» **Data**:
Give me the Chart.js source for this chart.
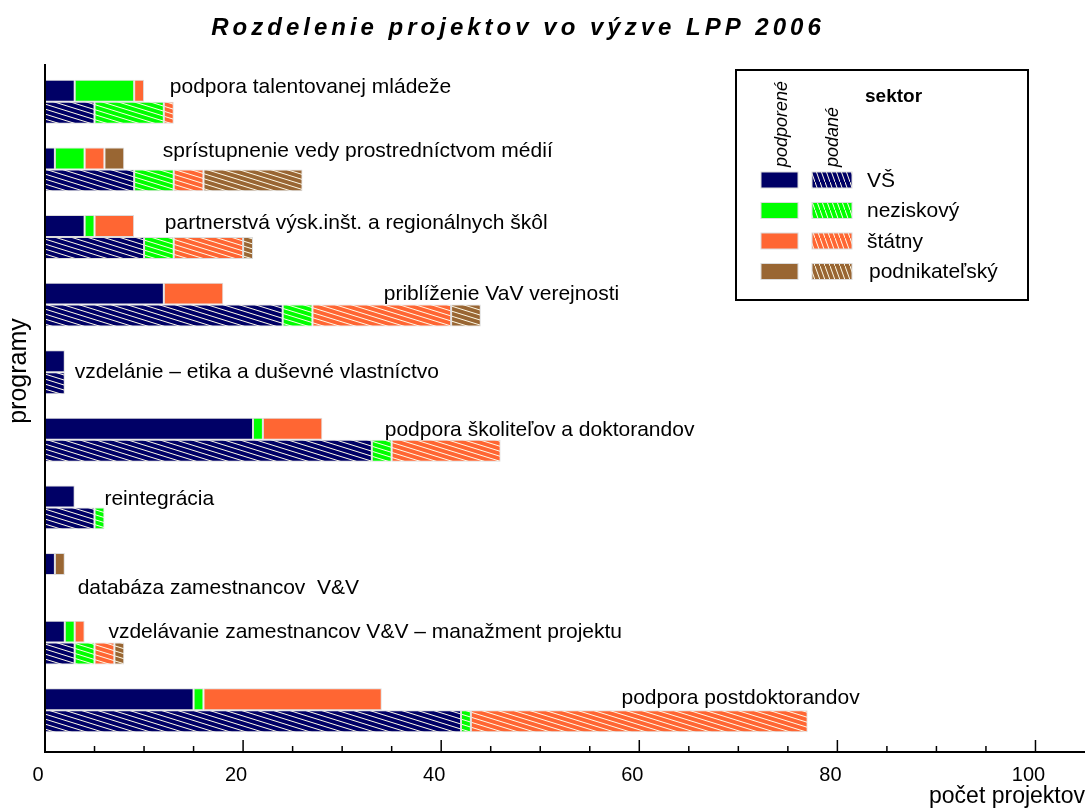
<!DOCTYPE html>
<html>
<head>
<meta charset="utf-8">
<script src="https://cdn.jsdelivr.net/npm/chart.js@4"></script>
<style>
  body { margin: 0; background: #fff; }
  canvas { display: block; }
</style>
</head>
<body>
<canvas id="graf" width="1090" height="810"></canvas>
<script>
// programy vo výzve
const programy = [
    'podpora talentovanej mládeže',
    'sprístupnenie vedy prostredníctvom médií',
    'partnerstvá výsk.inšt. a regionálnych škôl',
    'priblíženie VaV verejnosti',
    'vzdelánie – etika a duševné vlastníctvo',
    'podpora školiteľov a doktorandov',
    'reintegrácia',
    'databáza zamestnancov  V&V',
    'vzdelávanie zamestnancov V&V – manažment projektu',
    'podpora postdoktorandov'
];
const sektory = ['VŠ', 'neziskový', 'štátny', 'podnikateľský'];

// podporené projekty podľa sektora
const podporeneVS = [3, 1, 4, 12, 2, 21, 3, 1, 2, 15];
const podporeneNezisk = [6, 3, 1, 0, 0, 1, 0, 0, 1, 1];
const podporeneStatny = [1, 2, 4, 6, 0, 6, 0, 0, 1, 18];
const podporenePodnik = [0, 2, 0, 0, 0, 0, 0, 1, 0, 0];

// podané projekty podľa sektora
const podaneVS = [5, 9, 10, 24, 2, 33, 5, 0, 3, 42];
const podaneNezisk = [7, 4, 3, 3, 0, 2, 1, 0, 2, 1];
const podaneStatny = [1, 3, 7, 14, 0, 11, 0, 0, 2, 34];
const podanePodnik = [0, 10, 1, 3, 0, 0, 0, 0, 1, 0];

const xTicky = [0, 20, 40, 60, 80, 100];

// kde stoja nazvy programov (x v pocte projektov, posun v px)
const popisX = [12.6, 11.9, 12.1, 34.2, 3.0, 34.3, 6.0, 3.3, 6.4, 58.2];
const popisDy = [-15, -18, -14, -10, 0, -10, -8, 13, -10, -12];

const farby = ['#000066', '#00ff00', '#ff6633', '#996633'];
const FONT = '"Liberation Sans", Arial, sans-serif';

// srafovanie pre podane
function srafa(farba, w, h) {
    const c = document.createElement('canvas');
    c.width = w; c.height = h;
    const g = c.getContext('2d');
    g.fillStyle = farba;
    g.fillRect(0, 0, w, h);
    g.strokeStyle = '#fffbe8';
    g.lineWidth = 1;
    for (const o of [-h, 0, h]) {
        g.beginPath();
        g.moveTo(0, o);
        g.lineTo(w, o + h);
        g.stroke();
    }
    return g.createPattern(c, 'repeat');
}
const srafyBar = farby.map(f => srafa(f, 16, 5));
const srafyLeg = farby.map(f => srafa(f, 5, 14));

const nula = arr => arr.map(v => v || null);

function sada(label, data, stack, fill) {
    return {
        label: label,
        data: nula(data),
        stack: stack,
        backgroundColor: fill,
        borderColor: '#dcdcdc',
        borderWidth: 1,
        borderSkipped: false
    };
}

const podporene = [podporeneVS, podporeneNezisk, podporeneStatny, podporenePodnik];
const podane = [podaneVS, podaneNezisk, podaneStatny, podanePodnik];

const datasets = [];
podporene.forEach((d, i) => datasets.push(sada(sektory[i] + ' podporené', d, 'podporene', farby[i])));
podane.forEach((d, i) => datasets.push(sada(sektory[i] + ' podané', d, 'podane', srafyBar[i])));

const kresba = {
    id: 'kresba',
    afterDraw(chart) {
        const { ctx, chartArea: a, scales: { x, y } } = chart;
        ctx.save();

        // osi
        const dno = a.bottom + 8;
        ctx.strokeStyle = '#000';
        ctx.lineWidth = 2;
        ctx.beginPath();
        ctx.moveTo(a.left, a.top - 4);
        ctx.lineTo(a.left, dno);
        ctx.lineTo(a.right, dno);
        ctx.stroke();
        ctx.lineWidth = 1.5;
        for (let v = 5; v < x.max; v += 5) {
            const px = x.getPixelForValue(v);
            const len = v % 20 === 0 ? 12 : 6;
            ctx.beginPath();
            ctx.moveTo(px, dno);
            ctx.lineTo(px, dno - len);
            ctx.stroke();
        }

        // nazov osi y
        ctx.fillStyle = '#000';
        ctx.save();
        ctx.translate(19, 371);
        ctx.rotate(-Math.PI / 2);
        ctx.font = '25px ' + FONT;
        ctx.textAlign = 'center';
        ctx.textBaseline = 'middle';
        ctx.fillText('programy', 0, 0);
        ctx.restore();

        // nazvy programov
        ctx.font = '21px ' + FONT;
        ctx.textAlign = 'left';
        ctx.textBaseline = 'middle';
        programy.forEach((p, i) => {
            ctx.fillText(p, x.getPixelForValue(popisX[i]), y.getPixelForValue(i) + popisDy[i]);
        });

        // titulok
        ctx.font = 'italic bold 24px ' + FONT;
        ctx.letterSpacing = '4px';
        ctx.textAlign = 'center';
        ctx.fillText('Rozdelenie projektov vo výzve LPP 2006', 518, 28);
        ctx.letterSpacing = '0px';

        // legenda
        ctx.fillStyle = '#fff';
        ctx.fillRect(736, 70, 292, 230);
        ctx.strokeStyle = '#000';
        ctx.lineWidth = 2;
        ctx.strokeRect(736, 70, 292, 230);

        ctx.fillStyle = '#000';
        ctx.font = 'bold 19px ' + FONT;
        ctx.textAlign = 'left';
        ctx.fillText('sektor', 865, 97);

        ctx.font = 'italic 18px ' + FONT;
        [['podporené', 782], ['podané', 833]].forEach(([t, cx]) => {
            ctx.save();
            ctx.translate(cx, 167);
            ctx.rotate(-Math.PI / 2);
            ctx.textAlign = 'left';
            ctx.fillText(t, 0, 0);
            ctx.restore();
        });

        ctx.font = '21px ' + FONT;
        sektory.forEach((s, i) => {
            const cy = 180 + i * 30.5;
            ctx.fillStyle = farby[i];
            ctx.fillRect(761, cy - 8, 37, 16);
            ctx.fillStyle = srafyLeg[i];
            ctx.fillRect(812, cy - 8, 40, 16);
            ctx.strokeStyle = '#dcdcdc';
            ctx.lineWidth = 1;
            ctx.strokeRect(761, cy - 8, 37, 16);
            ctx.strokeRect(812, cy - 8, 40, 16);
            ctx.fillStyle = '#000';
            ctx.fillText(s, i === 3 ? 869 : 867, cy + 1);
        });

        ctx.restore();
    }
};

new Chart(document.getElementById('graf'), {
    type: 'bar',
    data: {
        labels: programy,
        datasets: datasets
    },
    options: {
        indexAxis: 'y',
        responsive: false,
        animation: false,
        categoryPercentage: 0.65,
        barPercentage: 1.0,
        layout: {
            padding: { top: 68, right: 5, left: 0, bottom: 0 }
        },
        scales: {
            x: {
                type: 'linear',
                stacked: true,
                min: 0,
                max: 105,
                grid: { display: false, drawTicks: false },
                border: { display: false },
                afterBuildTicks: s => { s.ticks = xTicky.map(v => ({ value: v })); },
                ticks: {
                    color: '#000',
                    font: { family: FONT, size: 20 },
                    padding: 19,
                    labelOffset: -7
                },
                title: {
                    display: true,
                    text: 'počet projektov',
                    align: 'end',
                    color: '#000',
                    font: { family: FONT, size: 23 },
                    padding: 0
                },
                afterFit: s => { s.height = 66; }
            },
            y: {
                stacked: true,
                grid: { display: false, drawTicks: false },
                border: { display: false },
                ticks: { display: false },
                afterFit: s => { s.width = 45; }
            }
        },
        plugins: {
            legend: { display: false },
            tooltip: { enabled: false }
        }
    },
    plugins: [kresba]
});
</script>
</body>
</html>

» **Task instructions**: Restate the data above exactly, stripping out each image.

» **Full solution**:
Give me the Chart.js source for this chart.
<!DOCTYPE html>
<html>
<head>
<meta charset="utf-8">
<script src="https://cdn.jsdelivr.net/npm/chart.js@4"></script>
<style>
  body { margin: 0; background: #fff; }
  canvas { display: block; }
</style>
</head>
<body>
<canvas id="graf" width="1090" height="810"></canvas>
<script>
// programy vo výzve
const programy = [
    'podpora talentovanej mládeže',
    'sprístupnenie vedy prostredníctvom médií',
    'partnerstvá výsk.inšt. a regionálnych škôl',
    'priblíženie VaV verejnosti',
    'vzdelánie – etika a duševné vlastníctvo',
    'podpora školiteľov a doktorandov',
    'reintegrácia',
    'databáza zamestnancov  V&V',
    'vzdelávanie zamestnancov V&V – manažment projektu',
    'podpora postdoktorandov'
];
const sektory = ['VŠ', 'neziskový', 'štátny', 'podnikateľský'];

// podporené projekty podľa sektora
const podporeneVS = [3, 1, 4, 12, 2, 21, 3, 1, 2, 15];
const podporeneNezisk = [6, 3, 1, 0, 0, 1, 0, 0, 1, 1];
const podporeneStatny = [1, 2, 4, 6, 0, 6, 0, 0, 1, 18];
const podporenePodnik = [0, 2, 0, 0, 0, 0, 0, 1, 0, 0];

// podané projekty podľa sektora
const podaneVS = [5, 9, 10, 24, 2, 33, 5, 0, 3, 42];
const podaneNezisk = [7, 4, 3, 3, 0, 2, 1, 0, 2, 1];
const podaneStatny = [1, 3, 7, 14, 0, 11, 0, 0, 2, 34];
const podanePodnik = [0, 10, 1, 3, 0, 0, 0, 0, 1, 0];

const xTicky = [0, 20, 40, 60, 80, 100];

// kde stoja nazvy programov (x v pocte projektov, posun v px)
const popisX = [12.6, 11.9, 12.1, 34.2, 3.0, 34.3, 6.0, 3.3, 6.4, 58.2];
const popisDy = [-15, -18, -14, -10, 0, -10, -8, 13, -10, -12];

const farby = ['#000066', '#00ff00', '#ff6633', '#996633'];
const FONT = '"Liberation Sans", Arial, sans-serif';

// srafovanie pre podane
function srafa(farba, w, h) {
    const c = document.createElement('canvas');
    c.width = w; c.height = h;
    const g = c.getContext('2d');
    g.fillStyle = farba;
    g.fillRect(0, 0, w, h);
    g.strokeStyle = '#fffbe8';
    g.lineWidth = 1;
    for (const o of [-h, 0, h]) {
        g.beginPath();
        g.moveTo(0, o);
        g.lineTo(w, o + h);
        g.stroke();
    }
    return g.createPattern(c, 'repeat');
}
const srafyBar = farby.map(f => srafa(f, 16, 5));
const srafyLeg = farby.map(f => srafa(f, 5, 14));

const nula = arr => arr.map(v => v || null);

function sada(label, data, stack, fill) {
    return {
        label: label,
        data: nula(data),
        stack: stack,
        backgroundColor: fill,
        borderColor: '#dcdcdc',
        borderWidth: 1,
        borderSkipped: false
    };
}

const podporene = [podporeneVS, podporeneNezisk, podporeneStatny, podporenePodnik];
const podane = [podaneVS, podaneNezisk, podaneStatny, podanePodnik];

const datasets = [];
podporene.forEach((d, i) => datasets.push(sada(sektory[i] + ' podporené', d, 'podporene', farby[i])));
podane.forEach((d, i) => datasets.push(sada(sektory[i] + ' podané', d, 'podane', srafyBar[i])));

const kresba = {
    id: 'kresba',
    afterDraw(chart) {
        const { ctx, chartArea: a, scales: { x, y } } = chart;
        ctx.save();

        // osi
        const dno = a.bottom + 8;
        ctx.strokeStyle = '#000';
        ctx.lineWidth = 2;
        ctx.beginPath();
        ctx.moveTo(a.left, a.top - 4);
        ctx.lineTo(a.left, dno);
        ctx.lineTo(a.right, dno);
        ctx.stroke();
        ctx.lineWidth = 1.5;
        for (let v = 5; v < x.max; v += 5) {
            const px = x.getPixelForValue(v);
            const len = v % 20 === 0 ? 12 : 6;
            ctx.beginPath();
            ctx.moveTo(px, dno);
            ctx.lineTo(px, dno - len);
            ctx.stroke();
        }

        // nazov osi y
        ctx.fillStyle = '#000';
        ctx.save();
        ctx.translate(19, 371);
        ctx.rotate(-Math.PI / 2);
        ctx.font = '25px ' + FONT;
        ctx.textAlign = 'center';
        ctx.textBaseline = 'middle';
        ctx.fillText('programy', 0, 0);
        ctx.restore();

        // nazvy programov
        ctx.font = '21px ' + FONT;
        ctx.textAlign = 'left';
        ctx.textBaseline = 'middle';
        programy.forEach((p, i) => {
            ctx.fillText(p, x.getPixelForValue(popisX[i]), y.getPixelForValue(i) + popisDy[i]);
        });

        // titulok
        ctx.font = 'italic bold 24px ' + FONT;
        ctx.letterSpacing = '4px';
        ctx.textAlign = 'center';
        ctx.fillText('Rozdelenie projektov vo výzve LPP 2006', 518, 28);
        ctx.letterSpacing = '0px';

        // legenda
        ctx.fillStyle = '#fff';
        ctx.fillRect(736, 70, 292, 230);
        ctx.strokeStyle = '#000';
        ctx.lineWidth = 2;
        ctx.strokeRect(736, 70, 292, 230);

        ctx.fillStyle = '#000';
        ctx.font = 'bold 19px ' + FONT;
        ctx.textAlign = 'left';
        ctx.fillText('sektor', 865, 97);

        ctx.font = 'italic 18px ' + FONT;
        [['podporené', 782], ['podané', 833]].forEach(([t, cx]) => {
            ctx.save();
            ctx.translate(cx, 167);
            ctx.rotate(-Math.PI / 2);
            ctx.textAlign = 'left';
            ctx.fillText(t, 0, 0);
            ctx.restore();
        });

        ctx.font = '21px ' + FONT;
        sektory.forEach((s, i) => {
            const cy = 180 + i * 30.5;
            ctx.fillStyle = farby[i];
            ctx.fillRect(761, cy - 8, 37, 16);
            ctx.fillStyle = srafyLeg[i];
            ctx.fillRect(812, cy - 8, 40, 16);
            ctx.strokeStyle = '#dcdcdc';
            ctx.lineWidth = 1;
            ctx.strokeRect(761, cy - 8, 37, 16);
            ctx.strokeRect(812, cy - 8, 40, 16);
            ctx.fillStyle = '#000';
            ctx.fillText(s, i === 3 ? 869 : 867, cy + 1);
        });

        ctx.restore();
    }
};

new Chart(document.getElementById('graf'), {
    type: 'bar',
    data: {
        labels: programy,
        datasets: datasets
    },
    options: {
        indexAxis: 'y',
        responsive: false,
        animation: false,
        categoryPercentage: 0.65,
        barPercentage: 1.0,
        layout: {
            padding: { top: 68, right: 5, left: 0, bottom: 0 }
        },
        scales: {
            x: {
                type: 'linear',
                stacked: true,
                min: 0,
                max: 105,
                grid: { display: false, drawTicks: false },
                border: { display: false },
                afterBuildTicks: s => { s.ticks = xTicky.map(v => ({ value: v })); },
                ticks: {
                    color: '#000',
                    font: { family: FONT, size: 20 },
                    padding: 19,
                    labelOffset: -7
                },
                title: {
                    display: true,
                    text: 'počet projektov',
                    align: 'end',
                    color: '#000',
                    font: { family: FONT, size: 23 },
                    padding: 0
                },
                afterFit: s => { s.height = 66; }
            },
            y: {
                stacked: true,
                grid: { display: false, drawTicks: false },
                border: { display: false },
                ticks: { display: false },
                afterFit: s => { s.width = 45; }
            }
        },
        plugins: {
            legend: { display: false },
            tooltip: { enabled: false }
        }
    },
    plugins: [kresba]
});
</script>
</body>
</html>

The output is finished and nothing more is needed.